Like most similar buildings in the UK, Bristol Cathedral has been expanded and modified on several occasions since its foundation in medieval times, both before and after the Reformation. Also in common with other such places, the site was initially occupied by a monastery, dedicated to St Augustine, which shortly after the 1539 Dissolution was re-opened as a cathedral for the newly created Diocese of Bristol. At this time the nave was in the process of being rebuilt, but the structure was never completed and was soon removed, the space later taken by assorted smaller buildings; not until the late 1800s was a new nave constructed, and yet despite the large difference in age between this and the original sections, from the 12th to 15th centuries, the building as a whole is consistent in design, the majority in the Decorated Gothic style, and its architectural elements are as impressive as any other cathedral in the country.
Bristol Cathedral is located a short distance southwest of the old city centre, on an elevated site overlooking the harbour and the River Avon, adjacent to College Green, the council house, the central library and Bristol Cathedral Choir School, which incorporates parts of the subsidiary monastic buildings. Other structures from this time to survive intact are the gatehouse, chapter house and part of the cloisters.
The cathedral is open all day, every day. Admission is free and there is no pressure to give donations, though they are of course appreciated. The nearest parking area is along St George's Road, two minutes walk away.
A church has existed at this prominent site since before the Norman conquest (as shown by the discovery of an Anglo-Saxon religious carving underneath the chapter house, in 1831), though St Augustine's Abbey dates from around 1140, when it was founded by local lord Robert Fitzharding, ancestor of the Berkeley family, who became the wealthiest landowners in this part of the country (resident at Berkeley Castle). A Romanesque church was constructed by 1148, soon followed by the gatehouse and chapter house, both of which survive essentially unaltered. The church was further expanded later in the 12th century after patronage by Henry II, as a reward for support by Robert Fitzharding during a period of national unrest, and again during the first half of the next century, the major surviving structure from this time being the elder lady chapel, which adjoins the north aisle of the choir. Not much changed over the next hundred years, until a rebuilding project begun under Abbott Knowle (died 1332). The chancel and transepts were reconfigured, using the Decorated Gothic style, and significant changes were made to the cloisters and several other monastic buildings. Again another century passed, before the central tower was added and work commenced on the new nave, a task which proved difficult and expensive, and this part of the church was still not complete by the time of the 1539 Dissolution. After the partly-built nave was demolished, and the abbey church reopened as a cathedral, there were no further major alterations until 1860, when the decision was made to build a new nave, using the original 15th century plans, and this was complete by 1888, the last element being the west front with its intricately carved doorway.

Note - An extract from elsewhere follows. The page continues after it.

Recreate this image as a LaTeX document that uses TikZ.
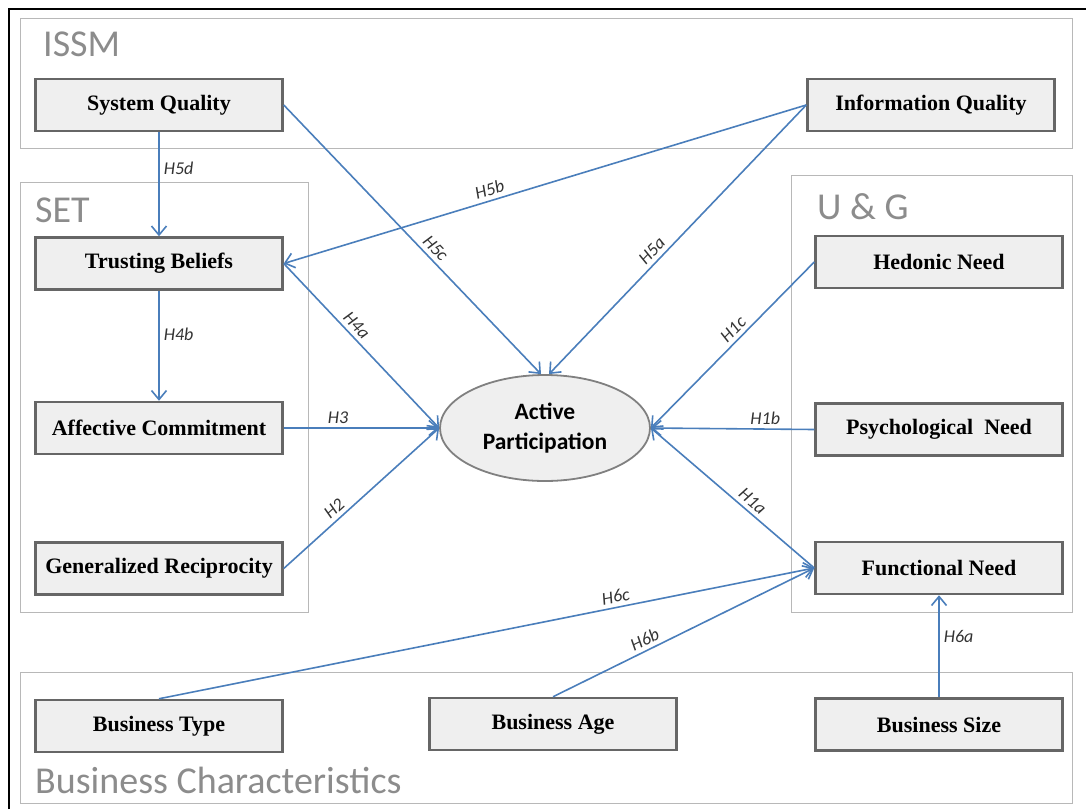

The most notable design feature of Bristol Cathedral is that the aisles are the same height as the central portion - both the 14th century choir and the Victorian nave. This layout is known as a hall church, and is most unusual in the UK, though more common in Germany and other European countries. As a result there is no clerestory above the nave, and all illumination is from the aisle windows, which are correspondingly larger than usual. The cathedral appears rather wider than others, since the aisle and nave seem to merge, to give an impression of a single space. The nave has five bays and its west end adjoins two square towers at the corners, forming part of the west front, which is centred on a rose window, another unusual element. Entry to the nave is through a square porch on the north side. All these sections of the cathedral date from the period 1860 to 1888, the only more recent additions being the windows of the north aisle, after the originals were destroyed during the Second World War.
Chancel, Transepts and Lady Chapel
The nave leads to the crossing, beneath the central tower and between the two transepts; that to the south is rather small, its size constrained by the 13th century chapter house beyond, while the north transept is larger, and the walls are lined with dozens of plaques commemorating local people of eminence. The north transept links to the elder lady chapel, a very elegant structure of four bays beneath a vaulted ceiling, the ribs supported by slender columns of blue lias. Contained within is the tomb of Maurice de Berkeley (died 1368) and mother, plus assorted medieval carvings and artworks. Away from this chapel, the eastern half of the cathedral is dominated by the choir, set beneath a particularly impressive ceiling, supported by an unusual arrangement of vaults - it lacks a central, longitudinal rib, supported instead using transverse ribs with lierne connectors. The reredos behind the high altar is medieval though greatly altered during a Victorian restoration. This separates the choir from the (eastern) lady chapel, of which the most impressive feature is the huge window at the far end, containing medieval stained glass. Within the lady chapel walls are several star-shaped niches holding tombs of medieval abbots; a similar niche occurs in the wall of the south choir aisle, separating this from the Berkeley chapel. The chapel was built for the Berkeley family in the 14th century, and is entered via a small antechamber, originally a sacristy.